Dissertations, Theses, and Capstone Projects

Date of Degree


Document Type


Degree Name





Joseph N. Straus

Subject Categories



String pedagogy; Suzuki method; Violin etudes; Violin pedagogy; Violin performance


This dissertation speaks to an audience of string pedagogues inside and outside the Suzuki community to offer a richer understanding of how the Suzuki Method fits into American educational and string-pedagogical practice.

The first chapter presents a history of the Suzuki Method and the current global state of Suzuki theory and practice. This introductory chapter frames the two chapters that follow; it provides the background information necessary to understand them. The second and third chapters each address an aspect of the Suzuki Method that is widely misunderstood by the string-pedagogy community, including the Suzuki community itself. While chapters 2 and 3 of this dissertation can be understood as free-standing essays, their topics have been carefully chosen to complement and intersect with each other.

Chapter 2 examines the Suzuki Method's cultural relationship to Japanese and Western educational traditions. Taking a historical look at Suzuki's philosophy and pedagogy, this chapter aims to correct an unbalanced view that circulates in the American music-education and Suzuki communities about the appropriate social and cultural contexts for Suzuki's pedagogy, namely the view that the Suzuki Method's Japanese origins preclude an affinity with American educational norms. This chapter examines previously undiscussed elements in Suzuki's intellectual and cultural biography, and it illuminates the fact that Suzuki had extensive exposure to American and European Progressive educational traditions, which were prevalent in Japan during Suzuki's formative years. With new evidence about Suzuki's intellectual biography in hand, it becomes possible to re-examine elements of Suzuki's educational philosophy to show that the Suzuki Method has organic affinities with Western educational theories and methods. Unlike previous research which has attributed Suzuki's philosophy and certain of Suzuki's pedagogical devices to an exclusively Japanese mindset, this chapter suggests that Suzuki's pedagogy has an important relationship with Western Progressivism. This chapter is intended to encourage readers to re-consider their perceptions about the appropriate social and cultural contexts for the Suzuki Method.

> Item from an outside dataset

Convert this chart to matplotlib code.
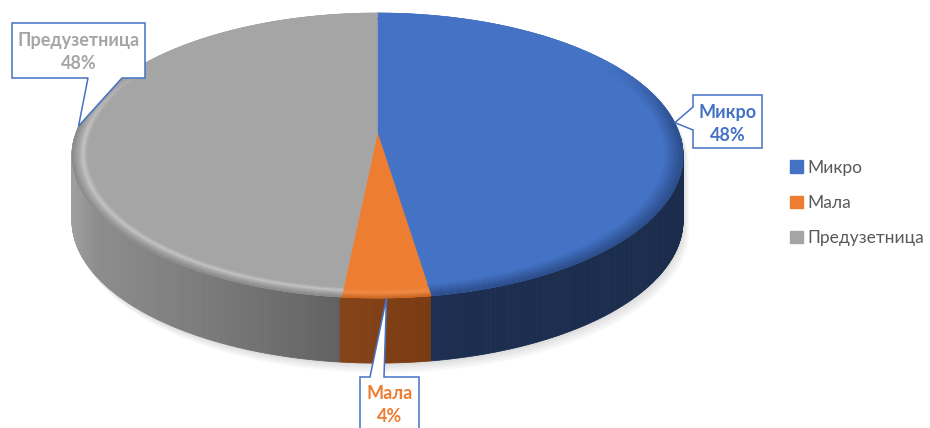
import numpy as np
import matplotlib
matplotlib.use('Agg')
import matplotlib.pyplot as plt
from matplotlib.patches import Polygon, Patch
from matplotlib.collections import PolyCollection
from matplotlib.colors import to_rgb

categories = ['Микро', 'Мала', 'Предузетница']
values = [47.6, 4.0, 48.4]
pct_labels = [f"{round(v)}%" for v in values]

top_colors = ['#4472C4', '#ED7D31', '#A5A5A5']

W, H = 930, 428
fig = plt.figure(figsize=(9.3, 4.28), dpi=100)
ax = fig.add_axes([0, 0, 1, 1])
ax.set_xlim(0, W)
ax.set_ylim(H, 0)
ax.axis('off')

XC, YC, A, B, K, DEPTH = 377.5, 133.0, 301.7, 139.0, 0.158, 65.0


def proj(theta_deg, r=1.0, dz=0.0):
    t = np.radians(theta_deg)
    u = r * np.sin(t)
    v = -r * np.cos(t)
    s = 1.0 / (1.0 - K * v)
    return XC + A * u * s, YC + B * v * s + dz


total = float(sum(values))
bounds = np.concatenate([[0.0], 360.0 * np.cumsum(values) / total])


def slice_of(theta):
    for i in range(len(values)):
        if bounds[i] <= theta < bounds[i + 1]:
            return i
    return len(values) - 1


def lerp_hex(stops_x, stops_c, x):
    cs = np.array([to_rgb(c) for c in stops_c])
    return np.array([np.interp(x, stops_x, cs[:, j]) for j in range(3)])

# ---- soft shadow ----
th_front = np.linspace(99, 261, 200)
th_back = np.linspace(261, 459, 200)
bx, by = proj(th_front, 1.0, DEPTH)
tx, ty = proj(th_back, 1.0, 0.0)
ox = np.concatenate([bx, tx])
oy = np.concatenate([by, ty])
for d in [12, 9, 6, 3]:
    ax.add_patch(Polygon(np.column_stack([ox + d * 0.5, oy + d * 0.8]),
                         closed=True, facecolor='black', edgecolor='none',
                         alpha=0.03, zorder=1))

# ---- walls ----
step = 0.5
thetas = np.arange(92, 268, step)
order = np.argsort(-np.cos(np.radians(thetas + step / 2)))
polys, cols = [], []
for idx in order:
    t0 = thetas[idx]
    t1 = t0 + step
    x0, y0 = proj(t0)
    x1, y1 = proj(t1)
    poly = [(x0, y0), (x1, y1), (x1, y1 + DEPTH), (x0, y0 + DEPTH)]
    si = slice_of(t0 + step / 2)
    xm = (x0 + x1) / 2
    if si == 0:
        c = lerp_hex([360, 450, 700], ['#223864', '#1C2E50', '#1B2C4C'], xm)
    elif si == 1:
        c = lerp_hex([343, 431], ['#854318', '#7A3B12'], xm)
    else:
        c = lerp_hex([75, 100, 200, 300, 343],
                     ['#9E9E9E', '#8C8C8C', '#7C7C7C', '#6A6A6A', '#606060'], xm)
    polys.append(poly)
    cols.append(c)
ax.add_collection(PolyCollection(polys, facecolors=cols, edgecolors=cols,
                                 linewidths=0.6, zorder=2))

# ---- top faces ----
for i in range(len(values)):
    th = np.linspace(bounds[i], bounds[i + 1], 200)
    px, py = proj(th, 1.0)
    cx, cy = proj(0.0, 0.0)
    pts = np.column_stack([np.concatenate([[cx], px]), np.concatenate([[cy], py])])
    ax.add_patch(Polygon(pts, closed=True, facecolor=top_colors[i],
                         edgecolor=top_colors[i], linewidth=0.4, zorder=3))

# ---- bevel rim (stronger toward the viewer) ----
bevel = [
    ([0.94, 1.0], ['#4472C4', '#2B4C88']),
    ([0.95, 0.975, 1.0], ['#ED7D31', '#F08C48', '#C8651F']),
    ([0.95, 0.966, 0.976, 1.0], ['#A5A5A5', '#C6C6C6', '#ADADAD', '#888888']),
]
nb = 12
bpolys, bcols = [], []
for i in range(len(values)):
    rs, cs = bevel[i]
    base = np.array(to_rgb(top_colors[i]))
    th = np.linspace(bounds[i], bounds[i + 1], max(4, int((bounds[i + 1] - bounds[i]) / 1.0)))
    edges = np.linspace(rs[0], 1.0, nb + 1)
    for k in range(len(th) - 1):
        ta, tb = th[k], th[k + 1]
        v = -np.cos(np.radians((ta + tb) / 2))
        w = np.clip((v + 0.55) / 0.5, 0.0, 1.0)
        for j in range(nb):
            ra, rb = edges[j], edges[j + 1]
            c = lerp_hex(rs, cs, (ra + rb) / 2)
            c = base + (c - base) * w
            xa0, ya0 = proj(ta, ra)
            xa1, ya1 = proj(tb, ra)
            xb1, yb1 = proj(tb, rb)
            xb0, yb0 = proj(ta, rb)
            bpolys.append([(xa0, ya0), (xa1, ya1), (xb1, yb1), (xb0, yb0)])
            bcols.append(np.clip(c, 0, 1))
ax.add_collection(PolyCollection(bpolys, facecolors=bcols, edgecolors=bcols,
                                 linewidths=0.3, zorder=4))

# ---- callout labels ----
edge_blue = '#4472C4'
mids = (bounds[:-1] + bounds[1:]) / 2
tips = [proj(m, 1.0) for m in mids]

boxes = {
    0: dict(box=(693, 95, 762, 148), side='left', base=(107, 130), text=(727.5, 122.5)),
    1: dict(box=(360, 377, 419, 445), side='top', base=(370, 384), text=(389.5, 403.5)),
    2: dict(box=(12, 23, 145, 78), side='bottom', base=(88, 122), text=(78.5, 50.5)),
}
for i, spec in boxes.items():
    x0, y0, x1, y1 = spec['box']
    tx_, ty_ = tips[i]
    b0, b1 = spec['base']
    if spec['side'] == 'left':
        pts = [(x0, y0), (x1, y0), (x1, y1), (x0, y1), (x0, b1), (tx_, ty_), (x0, b0)]
    elif spec['side'] == 'top':
        pts = [(x0, y0), (b0, y0), (tx_, ty_), (b1, y0), (x1, y0), (x1, y1), (x0, y1)]
    else:
        pts = [(x0, y0), (x1, y0), (x1, y1), (b1, y1), (tx_, ty_), (b0, y1), (x0, y1)]
    ax.add_patch(Polygon(pts, closed=True, facecolor='white', edgecolor=edge_blue,
                         linewidth=1.1, zorder=6, clip_on=False))
    cxl, cyl = spec['text']
    for txt, dy in [(categories[i], -11.5), (pct_labels[i], 11.5)]:
        ax.text(cxl, cyl + dy, txt, ha='center', va='center_baseline', fontsize=13,
                fontweight='bold', color=top_colors[i], family='Lato', zorder=7)

# ---- legend ----
handles = [Patch(facecolor=c, edgecolor=c) for c in top_colors]
fig.legend(handles, categories, loc='center left',
           bbox_to_anchor=(774 / W, 1 - 203 / H), frameon=False,
           handlelength=0.75, handleheight=0.75, handletextpad=0.25,
           labelspacing=1.1, prop={'family': 'Lato', 'size': 12.5},
           labelcolor='#595959')

fig.savefig('out.png', dpi=100)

Chapter 3 addresses how the Suzuki Method's technique-instructional methods relate to traditional European-based string pedagogy. This chapter illustrates the philosophical and practical contrasts between the two educational approaches, and it argues that a causal link exists between each school's philosophy and methods. The chapter begins with a discussion, then it demonstrates through three sample paths to technical competencies how each school might carry out their technique-instructional methods. While it is commonly understood that the Suzuki Method teaches technique through music, and traditional European-based methods teach technique through exercises and etudes, this chapter fills gaps in understanding about what it means to teach technique through music or etudes, why traditional teaching uses etudes and Suzuki does not, and how using one approach or another reflects certain philosophical stances about the nature of talent and the inherent difficulty of music performance.